The highest default rates on home loans in a decade have reduced prices of some bonds backed by mortgages to people with poor or limited credit by more than 50 cents on the dollar and forced New York-based Bear Stearns Cos. to offer $3.2 billion to bail out a money-losing hedge fund. Almost 65 percent of the bonds in indexes that track subprime mortgage debt don’t meet the ratings criteria in place when they were sold, according to data compiled by Bloomberg.
That may just be the beginning. Downgrades by S&P, Moody’s and Fitch would force hundreds of investors to sell holdings, roiling the $800 billion market for securities backed by subprime mortgages and $1 trillion of collateralized debt obligations, the fastest growing part of the financial markets.

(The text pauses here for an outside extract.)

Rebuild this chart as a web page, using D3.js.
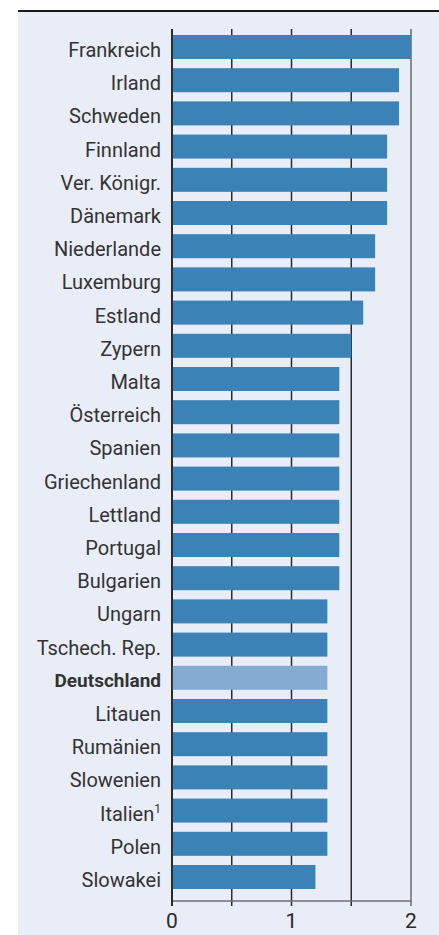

“You’ll see massive losses from banks, insurance companies and pension managers,” said Joshua Rosner, a managing director at investment research firm Graham Fisher & Co. in New York and co-author of a study last month that said S&P, Moody’s and Fitch understate the risks of subprime mortgage bonds. “The longer they wait, the worse it’s going to be.”
Rosner estimates that collateralized debt obligations, which have packaged thousands of bonds and derivatives into new securities, will lose $125 billion. Institutional Risk Analytics, a Hawthorne, California-based company that writes computer programs for the four biggest accounting firms, says 25 percent of the face value of CDOs is in jeopardy, or $250 billion.

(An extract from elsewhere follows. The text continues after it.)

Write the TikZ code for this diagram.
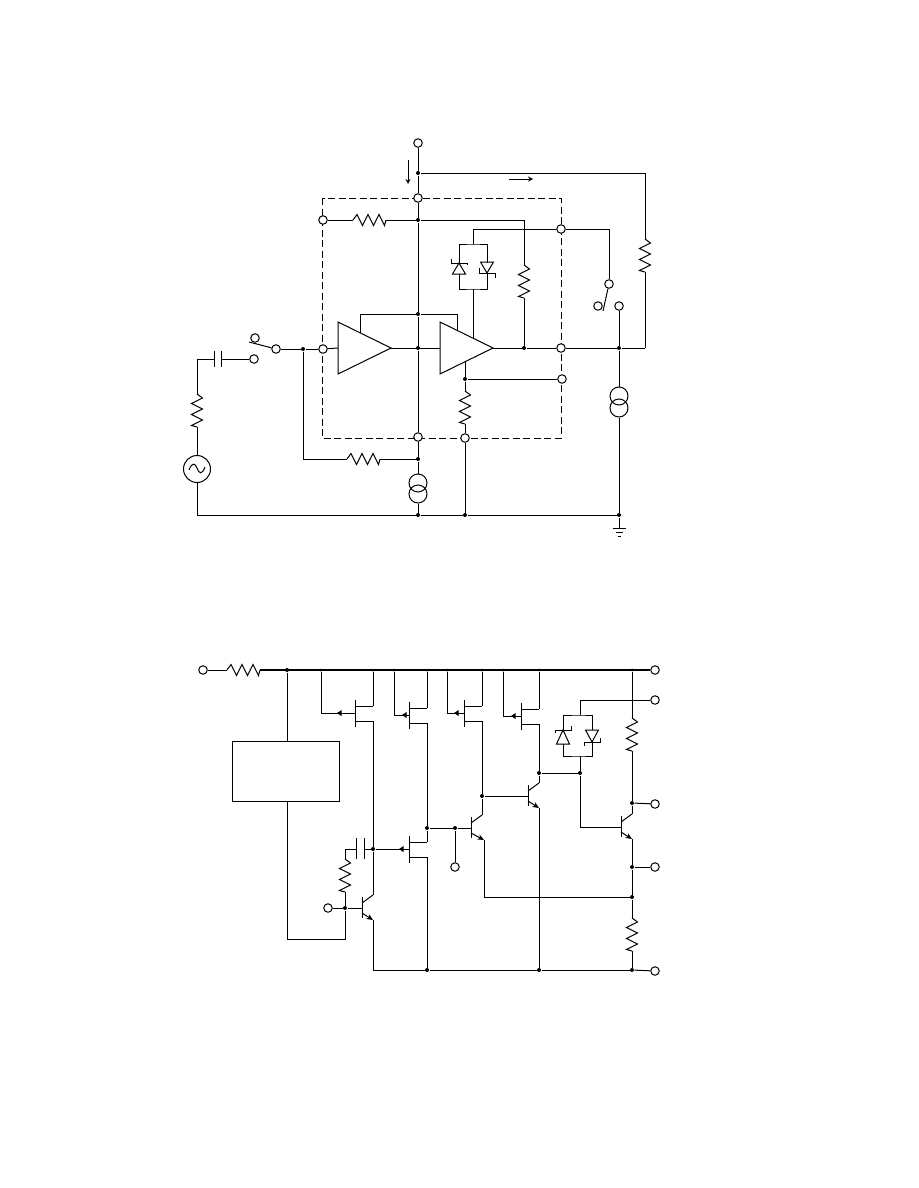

Losses may rival the savings and loan crisis of the 1980s and 1990s. The Resolution Trust Corp., formed by the U.S. government to resolve the thrift crisis, sold $452 billion of assets at a cost to taxpayers of about $140 billion.
The current debacle threatens the growth of asset-backed bonds, securities that use consumer, commercial and other loans and receivables as collateral. That market, which includes mortgage securities, has doubled to about $10 trillion since 2000, according to the Securities Industry Financial Markets Association, a New York-based trade group.

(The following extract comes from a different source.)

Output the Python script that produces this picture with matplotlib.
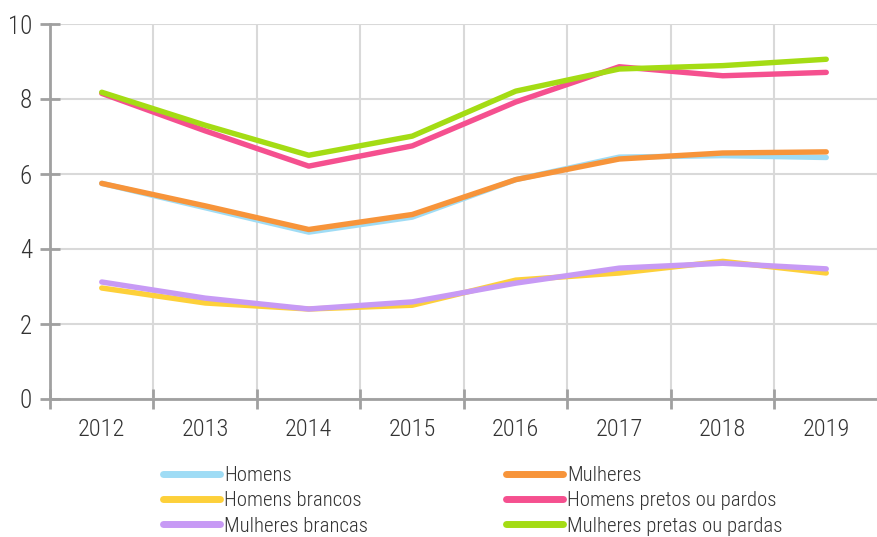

Executives at New York-based S&P, Moody’s and Fitch say they are waiting until foreclosure sales show that the collateral backing the bonds has declined enough to create losses before lowering ratings on some of the $6.65 trillion in outstanding mortgage-backed debt.
“Don’t misunderstand me: I’m not saying these others are performing great,” Robert Pollsen, a director in S&P’s residential mortgage surveillance in New York, said in an interview last month. “And they certainly might warrant our attention several months from now, which obviously we’re going to do.”
Some investors say the ratings companies are waiting too long before downgrading the mortgage bonds and the CDOs that contain them. They noted that S&P and Moody’s maintained their investment-grade ranking on Enron Corp. until days before the Houston-based energy trader filed for bankruptcy.
“A lot of these should be downgraded sooner rather than later,” said Jeff Given at John Hancock Advisors LLC in Boston, who oversees $3.5 billion of mortgage bonds. The ratings companies may be embarrassed to downgrade the bonds, he said. “It’s easier to say two years from now that you were wrong on a rating than it is to say you were wrong five months after you rated it.”
The ratings companies point out they have downgraded bonds less than a year after they were sold, the first time that has ever happened. S&P has lowered a total of 15 subprime bonds sold in 2005, or 0.31 percent of the total, and 32 sold in 2006, or 0.68 percent.
“People are surprised there haven’t been more downgrades,” Claire Robinson, a managing director at Moody’s, said during an investor conference sponsored by the firm in New York on June 5. “What they don’t understand about the rating process is that we don’t change our ratings on speculation about what’s going to happen.”
“That’s like saying these trees are just fine as there’s a forest fire on the other side of the hill,” said James Melcher, president of money-management firm Balestra Capital Ltd. in New York, who runs a $105 million hedge fund.